RAW DATA:
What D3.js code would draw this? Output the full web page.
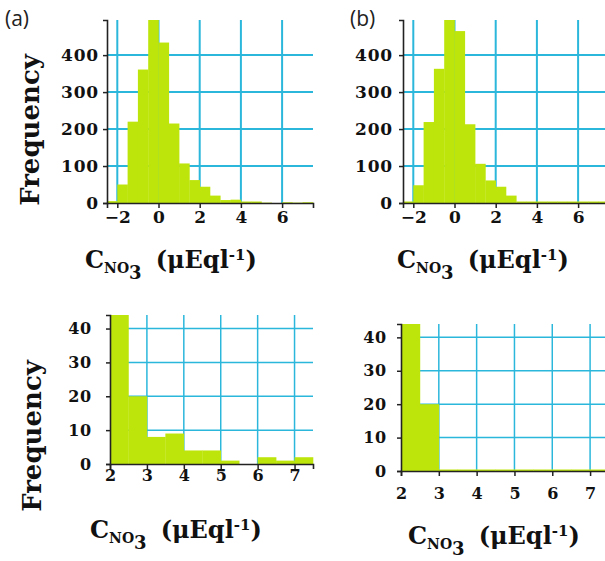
<!DOCTYPE html>
<html>
<head>
<meta charset="utf-8">
<script src="https://cdn.jsdelivr.net/npm/d3@7"></script>
<style>
  html, body { margin: 0; padding: 0; background: #fff; }
  svg { display: block; }
</style>
</head>
<body>
<svg id="chart" width="605" height="561"></svg>
<script>
// ---- data ----
const binEdgesTop = [-2.5, -2, -1.5, -1, -0.5, 0, 0.5, 1, 1.5, 2, 2.5, 3, 3.5, 4, 4.5, 5, 5.5, 6, 6.5, 7, 7.5];
const countsA = [5, 50, 220, 361, 500, 434, 215, 107, 62, 44, 20, 8, 9, 4, 4, 1, 0, 2, 1, 2];
const countsB = [0, 48, 219, 363, 500, 465, 213, 106, 61, 44, 20, 0, 0, 0, 0, 0, 0, 0, 0, 0];
const binEdgesBottom = [2, 2.5, 3, 3.5, 4, 4.5, 5, 5.5, 6, 6.5, 7, 7.5];
const countsC = [44, 20, 8, 9, 4, 4, 1, 0, 2, 1, 2];
const countsD = [44, 20, 0, 0, 0, 0, 0, 0, 0, 0, 0];
const xTicksTop = [-2, 0, 2, 4, 6];
const yTicksTop = [0, 100, 200, 300, 400];
const xTicksBottom = [2, 3, 4, 5, 6, 7];
const yTicksBottom = [0, 10, 20, 30, 40];
const panelLetters = ["(a)", "(b)"];
const yTitle = "Frequency";

const BAR = "#bde50c";
const GRID = "#2bb7dc";
const AXIS = "#222";
const SERIF = "'DejaVu Serif', serif";

const svg = d3.select("#chart");

function panel(cfg) {
  const x = d3.scaleLinear().domain(cfg.xDomain).range(cfg.xRange);
  const y = d3.scaleLinear().domain(cfg.yDomain).range(cfg.yRange).clamp(true);
  const g = svg.append("g");
  const [x0, x1] = cfg.xRange;
  const [yb, yt] = cfg.yRange;

  // grid
  g.append("g").selectAll("line.v").data(cfg.xTicks.filter(t => x(t) > x0 + 1))
    .join("line").attr("x1", d => x(d)).attr("x2", d => x(d))
    .attr("y1", yb).attr("y2", yt)
    .attr("stroke", GRID).attr("stroke-width", cfg.gridW);
  g.append("g").selectAll("line.h").data(cfg.yTicks.filter(t => t > 0))
    .join("line").attr("x1", x0).attr("x2", x1)
    .attr("y1", d => y(d)).attr("y2", d => y(d))
    .attr("stroke", GRID).attr("stroke-width", cfg.gridW);

  // bars
  const bins = cfg.counts.map((c, i) => ({ a: cfg.edges[i], b: cfg.edges[i + 1], c }));
  g.append("g").selectAll("rect").data(bins).join("rect")
    .attr("x", d => x(d.a))
    .attr("width", d => x(d.b) - x(d.a) + 0.3)
    .attr("y", d => Math.min(y(d.c), yb - cfg.minH))
    .attr("height", d => Math.max(yb - y(d.c), cfg.minH))
    .attr("fill", BAR);

  // axes
  const xAxis = d3.axisBottom(x).tickValues(cfg.xTicks).tickSize(5).tickPadding(2)
    .tickFormat(d => d < 0 ? "\u2212" + Math.abs(d) : String(d));
  const gx = g.append("g").attr("transform", `translate(0,${yb})`).call(xAxis);
  gx.select(".domain").attr("stroke", AXIS).attr("stroke-width", 1.6);
  gx.selectAll(".tick line").attr("stroke", AXIS).attr("stroke-width", 1.5);
  gx.selectAll(".tick text").attr("fill", "#111").attr("font-family", SERIF)
    .attr("font-weight", "bold").attr("font-size", cfg.tickFs).attr("dy", cfg.xLabDy);

  const yAxis = d3.axisLeft(y).tickValues(cfg.yTicks).tickSize(4).tickPadding(cfg.yPad);
  const gy = g.append("g").attr("transform", `translate(${x0},0)`).call(yAxis);
  gy.select(".domain").attr("stroke", AXIS).attr("stroke-width", 1.6);
  gy.selectAll(".tick line").attr("stroke", AXIS).attr("stroke-width", 1.5);
  gy.selectAll(".tick text").attr("fill", "#111").attr("font-family", SERIF)
    .attr("font-weight", "bold").attr("font-size", cfg.tickFs).attr("letter-spacing", 0.8);

  // x title: C_{NO3} (μEql^-1)
  const t = g.append("text").attr("x", cfg.titleX).attr("y", cfg.titleY)
    .attr("font-family", SERIF).attr("font-weight", "bold").attr("font-size", 24)
    .attr("fill", "#111");
  t.append("tspan").text("C");
  t.append("tspan").attr("font-size", 14).attr("dy", 5).text("NO");
  t.append("tspan").attr("font-size", 18).attr("dy", 6).text("3");
  t.append("tspan").attr("dy", -11).attr("dx", 14).text("(\u03bcEql");
  t.append("tspan").attr("font-size", 15).attr("dy", -8).text("-1");
  t.append("tspan").attr("dy", 8).text(")");
}

panel({ xDomain: [-2.5, 7.5], xRange: [107, 313], yDomain: [0, 495], yRange: [203, 20],
  edges: binEdgesTop, counts: countsA, xTicks: xTicksTop, yTicks: yTicksTop,
  gridW: 2, minH: 0, tickFs: 17, xLabDy: "0.75em", yPad: 4, titleX: 85, titleY: 268 });
panel({ xDomain: [-2.5, 7.5], xRange: [403, 609], yDomain: [0, 495], yRange: [203, 20],
  edges: binEdgesTop, counts: countsB, xTicks: xTicksTop, yTicks: yTicksTop,
  gridW: 2, minH: 1.5, tickFs: 17, xLabDy: "0.75em", yPad: 6, titleX: 397, titleY: 268 });
panel({ xDomain: [2, 7.5], xRange: [110, 313], yDomain: [0, 44], yRange: [464, 315],
  edges: binEdgesBottom, counts: countsC, xTicks: xTicksBottom, yTicks: yTicksBottom,
  gridW: 1.5, minH: 0, tickFs: 16, xLabDy: "0.6em", yPad: 14, titleX: 90, titleY: 538 });
panel({ xDomain: [2, 7.5], xRange: [401, 609], yDomain: [0, 44], yRange: [471, 324],
  edges: binEdgesBottom, counts: countsD, xTicks: xTicksBottom, yTicks: yTicksBottom,
  gridW: 1.5, minH: 1.5, tickFs: 16, xLabDy: "1.3em", yPad: 10, titleX: 408, titleY: 544 });

// panel letters
svg.append("text").attr("x", 5).attr("y", 26).attr("font-family", "'Open Sans', 'Noto Sans', sans-serif")
  .attr("font-size", 21).attr("fill", "#222").text(panelLetters[0]);
svg.append("text").attr("x", 350).attr("y", 26).attr("font-family", "'Open Sans', 'Noto Sans', sans-serif")
  .attr("font-size", 21).attr("fill", "#222").text(panelLetters[1]);

// y titles
[[30, 130], [32, 436]].forEach(([cx, cy]) => {
  svg.append("text").attr("transform", `translate(${cx},${cy}) rotate(-90)`)
    .attr("text-anchor", "middle").attr("dominant-baseline", "central")
    .attr("font-family", SERIF).attr("font-weight", "bold").attr("font-size", 26)
    .attr("fill", "#111").text(yTitle);
});
</script>
</body>
</html>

INSTRUCTIONS FOR THE TASK: Copy the data exactly. Any picture it contains is to be omitted.

WRITTEN RESPONSE:
What D3.js code would draw this? Output the full web page.
<!DOCTYPE html>
<html>
<head>
<meta charset="utf-8">
<script src="https://cdn.jsdelivr.net/npm/d3@7"></script>
<style>
  html, body { margin: 0; padding: 0; background: #fff; }
  svg { display: block; }
</style>
</head>
<body>
<svg id="chart" width="605" height="561"></svg>
<script>
// ---- data ----
const binEdgesTop = [-2.5, -2, -1.5, -1, -0.5, 0, 0.5, 1, 1.5, 2, 2.5, 3, 3.5, 4, 4.5, 5, 5.5, 6, 6.5, 7, 7.5];
const countsA = [5, 50, 220, 361, 500, 434, 215, 107, 62, 44, 20, 8, 9, 4, 4, 1, 0, 2, 1, 2];
const countsB = [0, 48, 219, 363, 500, 465, 213, 106, 61, 44, 20, 0, 0, 0, 0, 0, 0, 0, 0, 0];
const binEdgesBottom = [2, 2.5, 3, 3.5, 4, 4.5, 5, 5.5, 6, 6.5, 7, 7.5];
const countsC = [44, 20, 8, 9, 4, 4, 1, 0, 2, 1, 2];
const countsD = [44, 20, 0, 0, 0, 0, 0, 0, 0, 0, 0];
const xTicksTop = [-2, 0, 2, 4, 6];
const yTicksTop = [0, 100, 200, 300, 400];
const xTicksBottom = [2, 3, 4, 5, 6, 7];
const yTicksBottom = [0, 10, 20, 30, 40];
const panelLetters = ["(a)", "(b)"];
const yTitle = "Frequency";

const BAR = "#bde50c";
const GRID = "#2bb7dc";
const AXIS = "#222";
const SERIF = "'DejaVu Serif', serif";

const svg = d3.select("#chart");

function panel(cfg) {
  const x = d3.scaleLinear().domain(cfg.xDomain).range(cfg.xRange);
  const y = d3.scaleLinear().domain(cfg.yDomain).range(cfg.yRange).clamp(true);
  const g = svg.append("g");
  const [x0, x1] = cfg.xRange;
  const [yb, yt] = cfg.yRange;

  // grid
  g.append("g").selectAll("line.v").data(cfg.xTicks.filter(t => x(t) > x0 + 1))
    .join("line").attr("x1", d => x(d)).attr("x2", d => x(d))
    .attr("y1", yb).attr("y2", yt)
    .attr("stroke", GRID).attr("stroke-width", cfg.gridW);
  g.append("g").selectAll("line.h").data(cfg.yTicks.filter(t => t > 0))
    .join("line").attr("x1", x0).attr("x2", x1)
    .attr("y1", d => y(d)).attr("y2", d => y(d))
    .attr("stroke", GRID).attr("stroke-width", cfg.gridW);

  // bars
  const bins = cfg.counts.map((c, i) => ({ a: cfg.edges[i], b: cfg.edges[i + 1], c }));
  g.append("g").selectAll("rect").data(bins).join("rect")
    .attr("x", d => x(d.a))
    .attr("width", d => x(d.b) - x(d.a) + 0.3)
    .attr("y", d => Math.min(y(d.c), yb - cfg.minH))
    .attr("height", d => Math.max(yb - y(d.c), cfg.minH))
    .attr("fill", BAR);

  // axes
  const xAxis = d3.axisBottom(x).tickValues(cfg.xTicks).tickSize(5).tickPadding(2)
    .tickFormat(d => d < 0 ? "\u2212" + Math.abs(d) : String(d));
  const gx = g.append("g").attr("transform", `translate(0,${yb})`).call(xAxis);
  gx.select(".domain").attr("stroke", AXIS).attr("stroke-width", 1.6);
  gx.selectAll(".tick line").attr("stroke", AXIS).attr("stroke-width", 1.5);
  gx.selectAll(".tick text").attr("fill", "#111").attr("font-family", SERIF)
    .attr("font-weight", "bold").attr("font-size", cfg.tickFs).attr("dy", cfg.xLabDy);

  const yAxis = d3.axisLeft(y).tickValues(cfg.yTicks).tickSize(4).tickPadding(cfg.yPad);
  const gy = g.append("g").attr("transform", `translate(${x0},0)`).call(yAxis);
  gy.select(".domain").attr("stroke", AXIS).attr("stroke-width", 1.6);
  gy.selectAll(".tick line").attr("stroke", AXIS).attr("stroke-width", 1.5);
  gy.selectAll(".tick text").attr("fill", "#111").attr("font-family", SERIF)
    .attr("font-weight", "bold").attr("font-size", cfg.tickFs).attr("letter-spacing", 0.8);

  // x title: C_{NO3} (μEql^-1)
  const t = g.append("text").attr("x", cfg.titleX).attr("y", cfg.titleY)
    .attr("font-family", SERIF).attr("font-weight", "bold").attr("font-size", 24)
    .attr("fill", "#111");
  t.append("tspan").text("C");
  t.append("tspan").attr("font-size", 14).attr("dy", 5).text("NO");
  t.append("tspan").attr("font-size", 18).attr("dy", 6).text("3");
  t.append("tspan").attr("dy", -11).attr("dx", 14).text("(\u03bcEql");
  t.append("tspan").attr("font-size", 15).attr("dy", -8).text("-1");
  t.append("tspan").attr("dy", 8).text(")");
}

panel({ xDomain: [-2.5, 7.5], xRange: [107, 313], yDomain: [0, 495], yRange: [203, 20],
  edges: binEdgesTop, counts: countsA, xTicks: xTicksTop, yTicks: yTicksTop,
  gridW: 2, minH: 0, tickFs: 17, xLabDy: "0.75em", yPad: 4, titleX: 85, titleY: 268 });
panel({ xDomain: [-2.5, 7.5], xRange: [403, 609], yDomain: [0, 495], yRange: [203, 20],
  edges: binEdgesTop, counts: countsB, xTicks: xTicksTop, yTicks: yTicksTop,
  gridW: 2, minH: 1.5, tickFs: 17, xLabDy: "0.75em", yPad: 6, titleX: 397, titleY: 268 });
panel({ xDomain: [2, 7.5], xRange: [110, 313], yDomain: [0, 44], yRange: [464, 315],
  edges: binEdgesBottom, counts: countsC, xTicks: xTicksBottom, yTicks: yTicksBottom,
  gridW: 1.5, minH: 0, tickFs: 16, xLabDy: "0.6em", yPad: 14, titleX: 90, titleY: 538 });
panel({ xDomain: [2, 7.5], xRange: [401, 609], yDomain: [0, 44], yRange: [471, 324],
  edges: binEdgesBottom, counts: countsD, xTicks: xTicksBottom, yTicks: yTicksBottom,
  gridW: 1.5, minH: 1.5, tickFs: 16, xLabDy: "1.3em", yPad: 10, titleX: 408, titleY: 544 });

// panel letters
svg.append("text").attr("x", 5).attr("y", 26).attr("font-family", "'Open Sans', 'Noto Sans', sans-serif")
  .attr("font-size", 21).attr("fill", "#222").text(panelLetters[0]);
svg.append("text").attr("x", 350).attr("y", 26).attr("font-family", "'Open Sans', 'Noto Sans', sans-serif")
  .attr("font-size", 21).attr("fill", "#222").text(panelLetters[1]);

// y titles
[[30, 130], [32, 436]].forEach(([cx, cy]) => {
  svg.append("text").attr("transform", `translate(${cx},${cy}) rotate(-90)`)
    .attr("text-anchor", "middle").attr("dominant-baseline", "central")
    .attr("font-family", SERIF).attr("font-weight", "bold").attr("font-size", 26)
    .attr("fill", "#111").text(yTitle);
});
</script>
</body>
</html>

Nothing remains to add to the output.